En esa historia, amenamente narrada por Paredes, habría que relatar la de las expediciones modernas del bocio en la década del cincuenta, como cuando John Stanbury empaca sus equipos de detección y medición de yodo radioactivo y los lleva en avión desde Boston a las sierras de Mendoza, en la Argentina, o cuando Marcel Roche hace lo mismo para estudiar los indígenas del Alto Ventuari, un remoto afluente del Orinoco en Venezuela.
Todo ello hace más meritorias y de resonancia universal las observaciones de Boussingault en la Nueva Granada quien, para 1831, ya establece en forma científica la acción preventiva y curativa del yodo en los bocios de Antioquia y del Ecuador.
Esa labor ha sido ampliamente reconocida por McClendon y por mi profesor Sidney Werner quien, en su memorable libro sobre “El tiroides” le da a Boussingault el reconocimiento de haber sido el primero en asociar científicamente el yodo con la prevención y tratamiento del bocio.
Quizás ello se debió a que Boussingault, como estudiante de agronomía en París, había conocido los trabajos de Courtois que le permitieron identificar el yodo, en 1811, por la formación de escamas violáceas que se producían al calentar las sales o substancias que contuvieran dicho elemento, reacción que probablemente Boussingault empleó para su identificación del mismo en la sal de Guaca (hoy Heliconia) en Antioquia.
En mi concepto los trabajos de Ucrós Cuéllar y de Paredes se complementan extraordinariamente, ya que el primero se refiere al coto o bocio en la Nueva Granada y el segundo al Ecuador.
Y justamente al hablar de las últimas décadas del siglo XIX nos cita Ucrós un ameno párrafo escrito en su exilio colombiano por Don Juan Montalvo, personaje querido y apreciado por sus paisanos ecuatorianos, en una arremetida epistolar contra Emiro Kastos, seudónimo de un escritor neogranadino, quien acusaba de cotudas a las mujeres de su patria mayores de 25 años.

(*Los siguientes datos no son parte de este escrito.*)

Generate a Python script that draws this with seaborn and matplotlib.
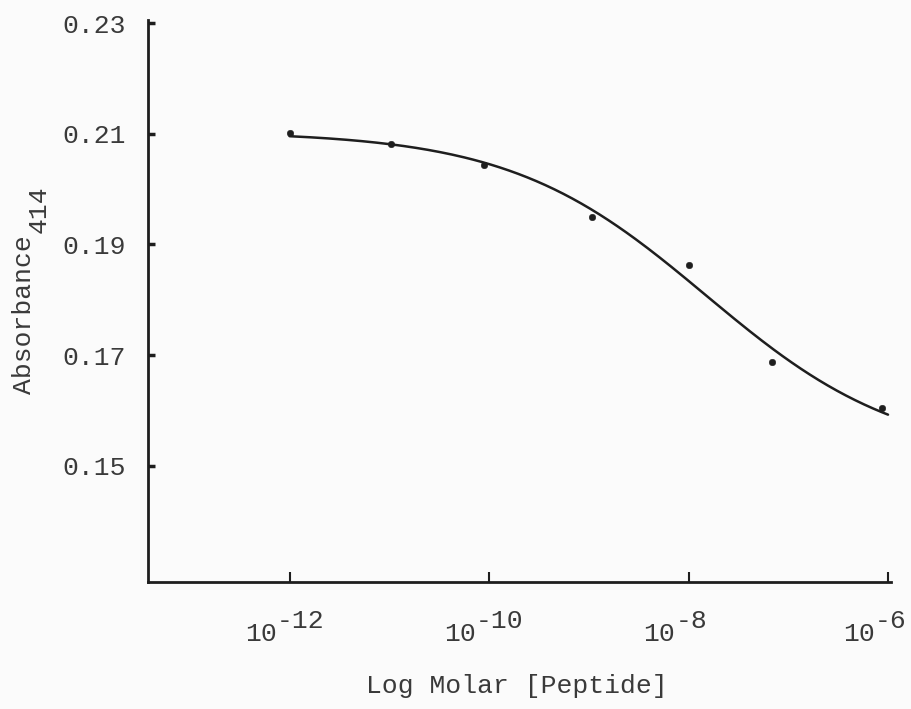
import numpy as np
import pandas as pd
import seaborn as sns
import matplotlib
matplotlib.use("Agg")
import matplotlib.pyplot as plt
from matplotlib import transforms

# log10 molar concentration of peptide and measured absorbance at 414 nm
log_conc = [-12.0, -10.98, -10.05, -8.97, -8.0, -7.16, -6.06]
absorbance = [0.2101, 0.2082, 0.2043, 0.1950, 0.1862, 0.1688, 0.1604]
tick_pos = [-12, -10, -8, -6]
tick_exps = ["-12", "-10", "-8", "-6"]
ytick_pos = [0.15, 0.17, 0.19, 0.21, 0.23]

df = pd.DataFrame({"logc": log_conc, "abs": absorbance})

# four-parameter logistic fit (grid search on midpoint/slope, least squares on top/bottom)
x = np.array(log_conc)
y = np.array(absorbance)
best = None
for x0 in np.linspace(-10, -7, 121):
    for h in np.linspace(0.3, 2.0, 86):
        s = 1.0 / (1.0 + 10 ** ((x - x0) * h))
        A = np.column_stack([np.ones_like(s), s])
        coef, *_ = np.linalg.lstsq(A, y, rcond=None)
        err = np.sum((A @ coef - y) ** 2)
        if best is None or err < best[0]:
            best = (err, x0, h, coef)
_, x0, h, (bottom, span) = best
xs = np.linspace(-12, -6, 200)
fit = pd.DataFrame({"logc": xs, "abs": bottom + span / (1.0 + 10 ** ((xs - x0) * h))})

sns.set_style("white")
plt.rcParams["font.family"] = ["Liberation Mono", "DejaVu Sans Mono"]

W, H = 912, 709
bg = "#fbfbfb"
ink = "#1e1e1e"
txt = "#3a3a3a"
fs = 19

fig = plt.figure(figsize=(W / 100, H / 100), dpi=100, facecolor=bg)
ax = fig.add_axes([148 / W, 1 - 581.7 / H, (891 - 148) / W, (581.7 - 20) / H])
ax.set_facecolor(bg)

sns.lineplot(data=fit, x="logc", y="abs", ax=ax, color=ink, lw=1.8)
sns.scatterplot(data=df, x="logc", y="abs", ax=ax, color=ink, s=22, edgecolor=ink, zorder=3)

ax.set_xlim(-13.42, -5.97)
ax.set_ylim(0.129, 0.2306)
ax.set_xticks(tick_pos)
ax.set_xticklabels([])
ax.set_yticks(ytick_pos)
ax.set_yticklabels([f"{v:.2f}" for v in ytick_pos])

for side in ["top", "right"]:
    ax.spines[side].set_visible(False)
for side in ["left", "bottom"]:
    ax.spines[side].set_color(ink)
    ax.spines[side].set_linewidth(2)

ax.tick_params(axis="y", left=True, direction="in", length=5, width=2.5, color=ink,
               labelsize=fs, pad=16, labelcolor=txt)
ax.tick_params(axis="x", bottom=True, direction="in", length=7, width=1.5, color=ink)

# typewriter style tick labels: "10" with a raised exponent of the same size
trans = transforms.blended_transform_factory(ax.transData, ax.transAxes)
for pos, e in zip(tick_pos, tick_exps):
    ax.annotate("10", xy=(pos, 0), xycoords=trans, xytext=(-9.5, -42.5),
                textcoords="offset points", ha="right", va="baseline",
                fontsize=fs, color=txt, annotation_clip=False)
    ax.annotate(e, xy=(pos, 0), xycoords=trans, xytext=(-9.5, -33.3),
                textcoords="offset points", ha="left", va="baseline",
                fontsize=fs, color=txt, annotation_clip=False)

ax.set_xlabel("")
ax.set_ylabel("")
fig.text(516.5 / W, 1 - 693 / H, "Log Molar [Peptide]", ha="center", va="baseline",
         fontsize=fs, color=txt)
fig.text(24 / W, 1 - 314.5 / H, "Absorbance", rotation=90, ha="center", va="center",
         fontsize=fs, color=txt)
fig.text(38.5 / W, 1 - 209 / H, "414", rotation=90, ha="center", va="center",
         fontsize=fs, color=txt)

fig.savefig("out.png", dpi=100, facecolor=bg)
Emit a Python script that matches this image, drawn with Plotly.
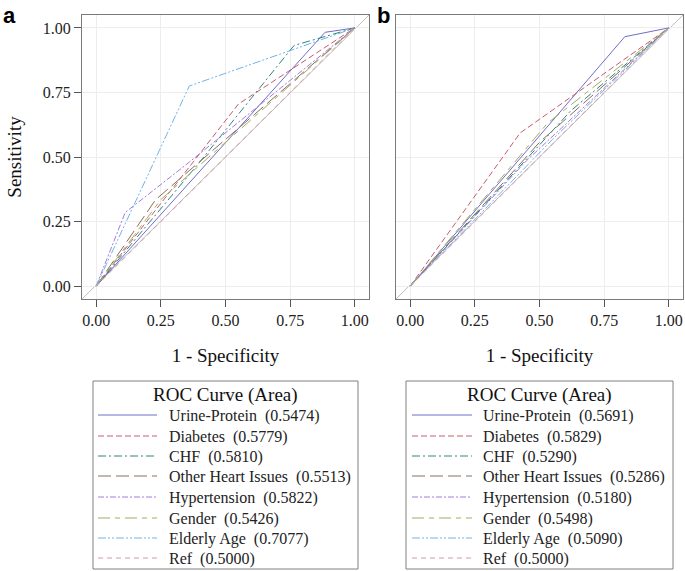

Dice Don Juan: “Miente Emiro Kastos! Me dijo una vez un granadino: esa enfermedad es desconocida en la Nueva Granada. Por desgracia, todos hemos leído las disquisiciones científicas acerca de ese horrible desvío en la meseta de Bogotá, Mariquita y otras comarcas de Neo Colombia; y hemos gemido de corazón con los poetas colombianos que lloran esa ruina prematura de la belleza de su patria. Si de los 25 en adelante están condenadas a ir con esa cruz a cuestas, no olviden las ninfas de Monserrate que hasta los 25 son las más lindas de las sudamericanas”.
La revisión del Académico Paredes es una de las más extensas y suscintas escritas hasta ahora sobre la historia de la deficiencia de yodo, con 43 referencias bibliográficas citadas en el texto y otras 154 referidas como bibliografía de interés.
Y aunque entre éstas aparecen ampliamente citados, yo quisiera que en toda revisión histórica se diese más relevancia a los trabajos de nuestro compatriota y Académico Honorario Eduardo Gaitán Marulanda, quien en forma definitiva ha demostrado el papel de los bociógenos ambientales en la etiopatogenia del bocio, creando para los organismos a ellos expuestos una deficiencia si no absoluta sí por lo menos relativa del yodo y siendo un factor importante a considerar cuandoquiera que se planeen estrategias para combatir dicha deficiencia.
Espero que los subsiguientes comentarios de nuestro Presidente y del Académico Jácome Roca nos permitan extendernos aún más en esta fascinante historia del bocio y la deficiencia de yodo en nuestros países.
A mí sólo me resta felicitar y dar la bienvenida de manera efusiva al Académico Paredes Suáre por su próximo ingreso a esta Academia, donde ampliará el círculo de amigos que, desde hace tiempos, lo hemos acompañado espiritualmente en estas inquietudes intelectuales que hoy su destacado talento ha traído ante nosotros y que esperamos se continúen ininterrrumpidamente por muchos años.